My grandmother's decline began after she lost the love of her life. They were so good together -- so balanced -- that it should have been expected that she could not be the same woman without him. I lived with my grandmother at the homeplace for a decade after college, doing what I could to be of assistance. We looked after each other until her decline progressed to the point that she moved to the retirement community. I wish that I could have had more time with the woman she had been when I was a child. Despite any instability in my world during my youth, I always knew I could turn to Grandmother for a good meal, a comforting hug, and the world's best cookies.

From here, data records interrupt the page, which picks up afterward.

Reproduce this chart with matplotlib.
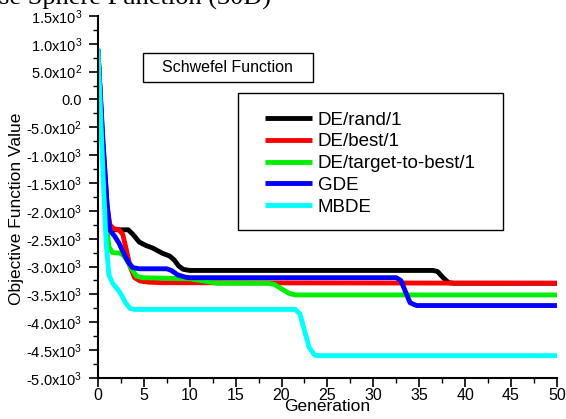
import matplotlib
matplotlib.use("Agg")
import matplotlib.pyplot as plt
from matplotlib.patches import Rectangle
from matplotlib.ticker import MultipleLocator

plt.rcParams['font.family'] = ['Liberation Sans', 'DejaVu Sans']
plt.rcParams['mathtext.fontset'] = 'custom'
plt.rcParams['mathtext.rm'] = 'Liberation Sans'
plt.rcParams['mathtext.it'] = 'Liberation Sans'

# ---------------- data ----------------
names = ["DE/rand/1", "DE/best/1", "DE/target-to-best/1", "GDE", "MBDE"]
colors = ["#000000", "#ff0000", "#00ee00", "#0000ff", "#00ffff"]

gen_rand = [0, 0.5, 1, 1.3, 1.6, 3.3, 3.8, 4.5, 5.2, 6, 7, 7.8, 8.3, 8.8, 9.3, 10, 36.5, 37, 37.6, 38.2, 38.8, 50]
val_rand = [900, -800, -2000, -2300, -2340, -2340, -2420, -2560, -2620, -2670, -2760, -2810, -2880, -2990, -3050, -3070, -3070, -3090, -3200, -3290, -3300, -3300]

gen_best = [0, 0.5, 1, 1.3, 1.7, 2.3, 2.7, 3.1, 3.5, 4, 4.6, 5.5, 7, 50]
val_best = [900, -700, -1900, -2250, -2320, -2340, -2420, -2700, -3000, -3200, -3260, -3280, -3290, -3300]

gen_ttb = [0, 0.5, 0.9, 1.2, 1.6, 2.4, 2.8, 3.2, 3.7, 4.2, 4.8, 10, 11.5, 13, 18.5, 19.2, 20, 20.8, 21.5, 50]
val_ttb = [900, -900, -2200, -2650, -2750, -2760, -2800, -2900, -3050, -3170, -3200, -3220, -3260, -3300, -3300, -3320, -3400, -3480, -3510, -3510]

gen_gde = [0, 0.5, 1, 1.3, 1.8, 2.3, 2.8, 3.3, 3.8, 4.5, 7.5, 8, 8.7, 9.5, 10, 32.5, 33, 33.5, 34, 34.7, 50]
val_gde = [900, -600, -1900, -2350, -2450, -2580, -2760, -2920, -3020, -3040, -3040, -3070, -3150, -3190, -3200, -3200, -3250, -3450, -3650, -3700, -3700]

gen_mbde = [0, 0.3, 0.6, 0.9, 1.2, 1.6, 2.2, 2.6, 3, 3.5, 4, 21.5, 22, 22.5, 23, 23.6, 24, 50]
val_mbde = [920, -300, -1500, -2600, -3150, -3300, -3420, -3520, -3650, -3750, -3770, -3770, -3850, -4150, -4450, -4590, -4600, -4600]

series_x = [gen_rand, gen_best, gen_ttb, gen_gde, gen_mbde]
series_y = [val_rand, val_best, val_ttb, val_gde, val_mbde]

x_ticks = [0, 5, 10, 15, 20, 25, 30, 35, 40, 45, 50]
y_ticks = [1500, 1000, 500, 0, -500, -1000, -1500, -2000, -2500, -3000, -3500, -4000, -4500, -5000]
y_tick_labels = ["1.5x10$^3$", "1.0x10$^3$", "5.0x10$^2$", "0.0", "-5.0x10$^2$", "-1.0x10$^3$",
                 "-1.5x10$^3$", "-2.0x10$^3$", "-2.5x10$^3$", "-3.0x10$^3$", "-3.5x10$^3$",
                 "-4.0x10$^3$", "-4.5x10$^3$", "-5.0x10$^3$"]

box_title = "Schwefel Function"
top_title = "se Sphere Function (30D)"
x_label = "Generation"
y_label = "Objective Function Value"

# ---------------- figure ----------------
fig = plt.figure(figsize=(5.66, 4.19), dpi=100)
ax = fig.add_axes([0.173, 0.098, 0.811, 0.864])

for xs, ys, c, n in zip(series_x, series_y, colors, names):
    ax.plot(xs, ys, color=c, lw=3.5, label=n, solid_joinstyle='round', solid_capstyle='butt')

ax.set_xlim(0, 50)
ax.set_ylim(-5000, 1500)
ax.set_xticks(x_ticks)
ax.set_xticklabels([str(t) for t in x_ticks], fontsize=11.5)
ax.set_yticks(y_ticks)
ax.set_yticklabels(y_tick_labels, fontsize=10.5)
ax.xaxis.set_minor_locator(MultipleLocator(2.5))
ax.yaxis.set_minor_locator(MultipleLocator(250))
ax.tick_params(which='major', direction='out', length=6.5, width=1.2)
ax.tick_params(which='minor', direction='out', length=3.5, width=1.0)
ax.tick_params(axis='x', which='major', pad=1)
ax.tick_params(axis='y', which='major', pad=5)

for s in ['top', 'right']:
    ax.spines[s].set_visible(False)
for s in ['left', 'bottom']:
    ax.spines[s].set_linewidth(1.5)

ax.set_xlabel(x_label, fontsize=12.5, labelpad=-3)
ax.set_ylabel(y_label, fontsize=12.5)
ax.yaxis.set_label_coords(-0.161, 0.468)

# text box
ax.add_patch(Rectangle((0.098, 0.818), 0.370, 0.080, transform=ax.transAxes,
                       fill=False, edgecolor='black', lw=1.0, zorder=5))
ax.text(0.283, 0.858, box_title, transform=ax.transAxes, ha='center', va='center',
        fontsize=11.5, zorder=6)

# legend with its own frame
ax.add_patch(Rectangle((0.305, 0.409), 0.577, 0.378, transform=ax.transAxes,
                       facecolor='white', edgecolor='black', lw=1.0, zorder=5))
leg = ax.legend(loc='upper left', bbox_to_anchor=(0.364, 0.736), fontsize=13.5,
                frameon=False, handlelength=2.5, handletextpad=0.3, labelspacing=0.25,
                borderpad=0, borderaxespad=0)
leg.set_zorder(6)
for line in leg.get_lines():
    line.set_linewidth(3.5)

fig.text(-0.002, 0.988, top_title, ha='left', va='baseline', fontsize=19,
         family=['Liberation Serif', 'DejaVu Serif'])

fig.savefig("out.png", dpi=100)
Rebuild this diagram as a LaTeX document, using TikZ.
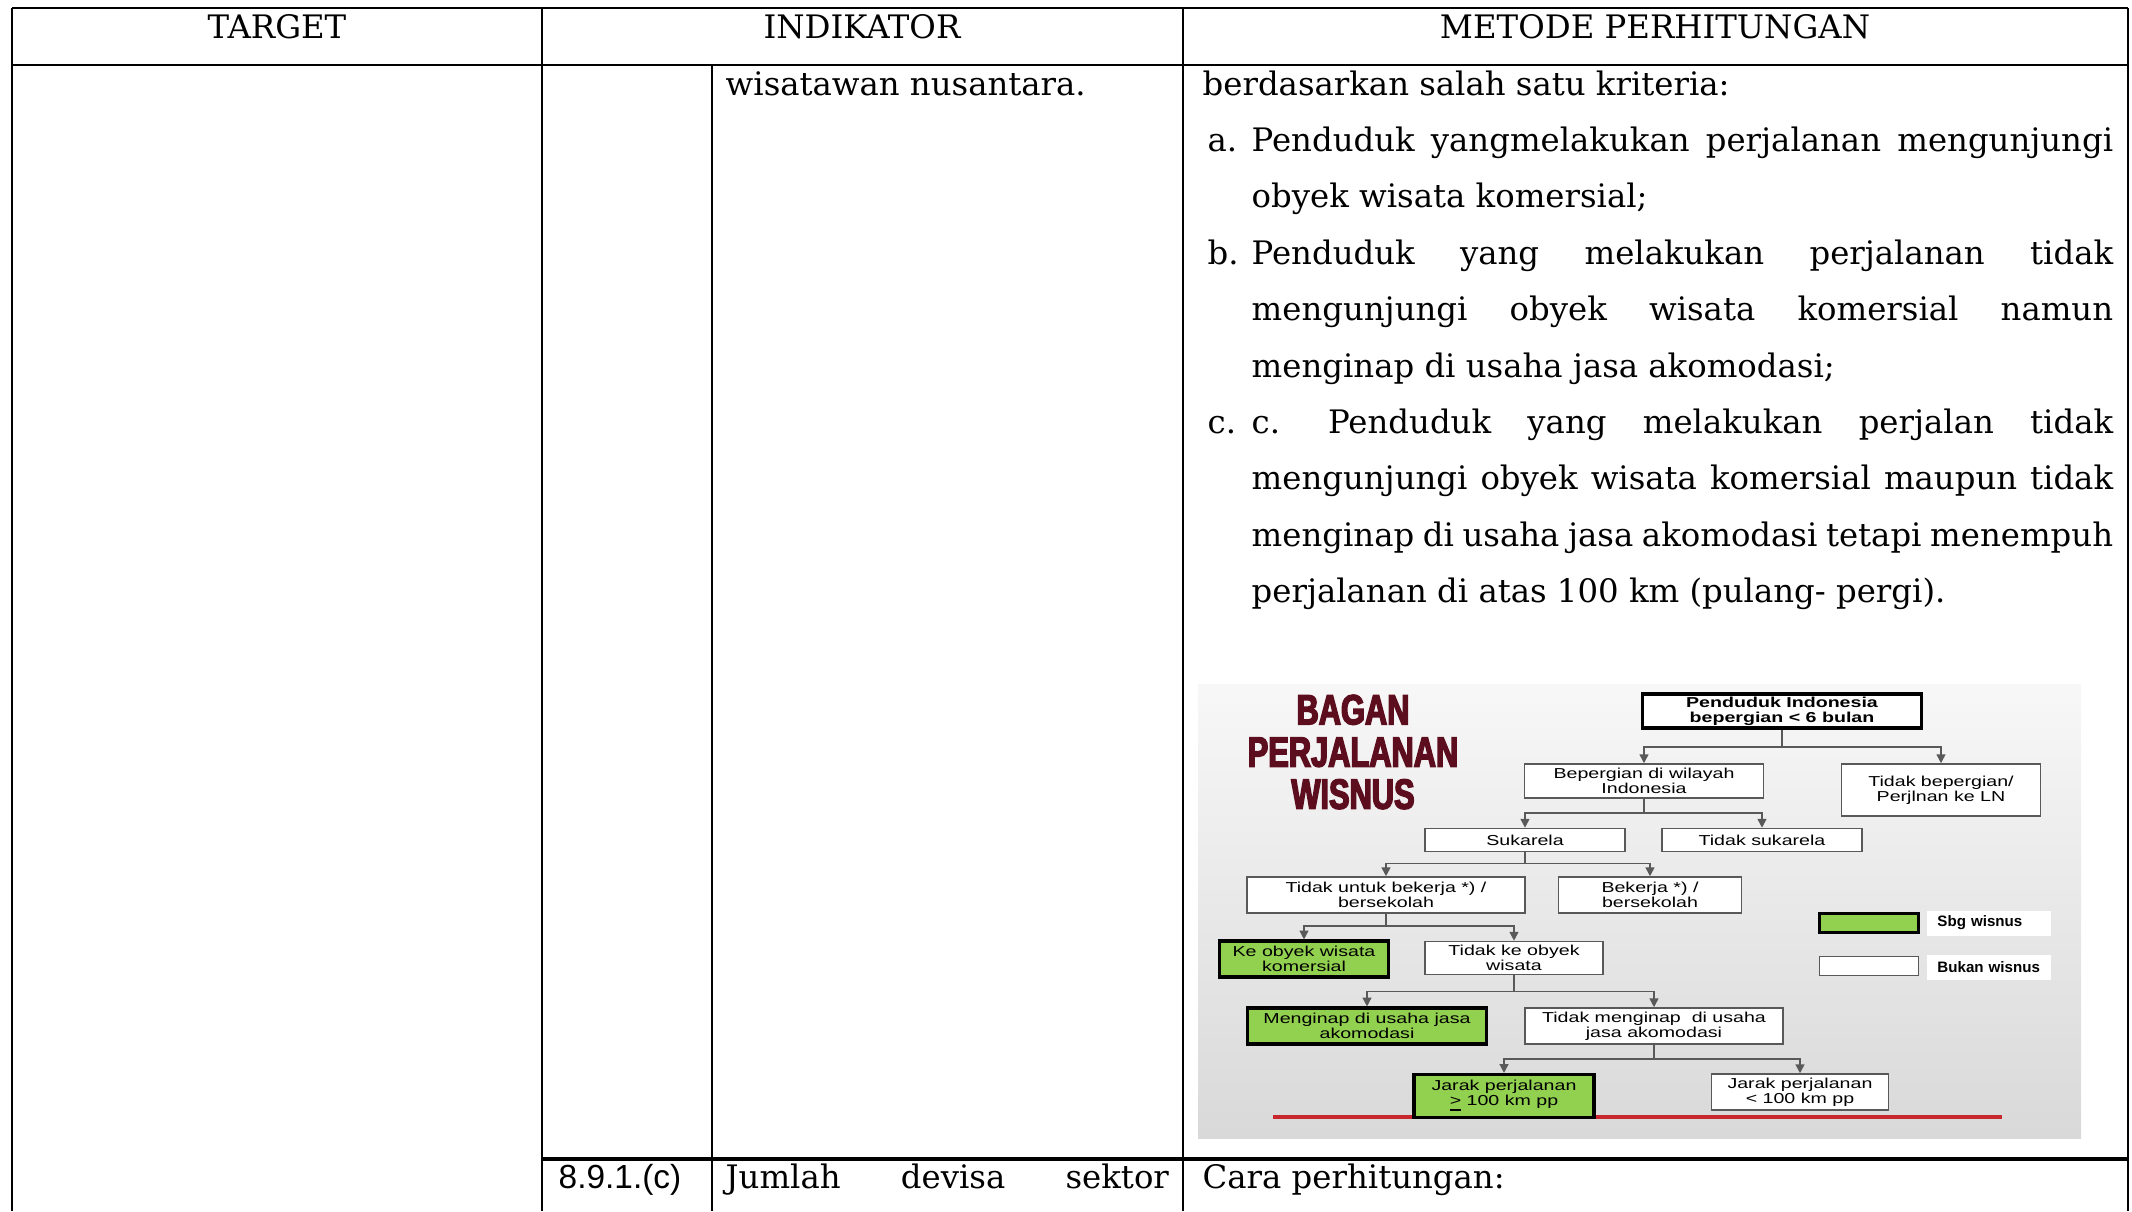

My grandmother always adored my friends, and so it was lovely to gather together today and share stories about her. Her cookies, her lifelong ability to flirt, her love of Bailey's Irish Cream. Ina Marie Rostorfer Harrison was blessed with a very good life. She had 98 years, she had a wonderful husband, and she enjoyed good health for much of her life. I am grateful that she is at peace. Life truly is a journey, and my grandmother had a remarkable one. I am also profoundly grateful to have such amazing friends that they would spend time with me today to honor her. Grief is also a journey, and I have come to recognize how much our social conventions help with mourning. I think Grandmother would have been pleased that we gathered today in her memory. I suspect she would have liked that we brought coffee & Bailey's. And I hope she would be pleased with the eulogy I gave for her, as it truly came from the heart.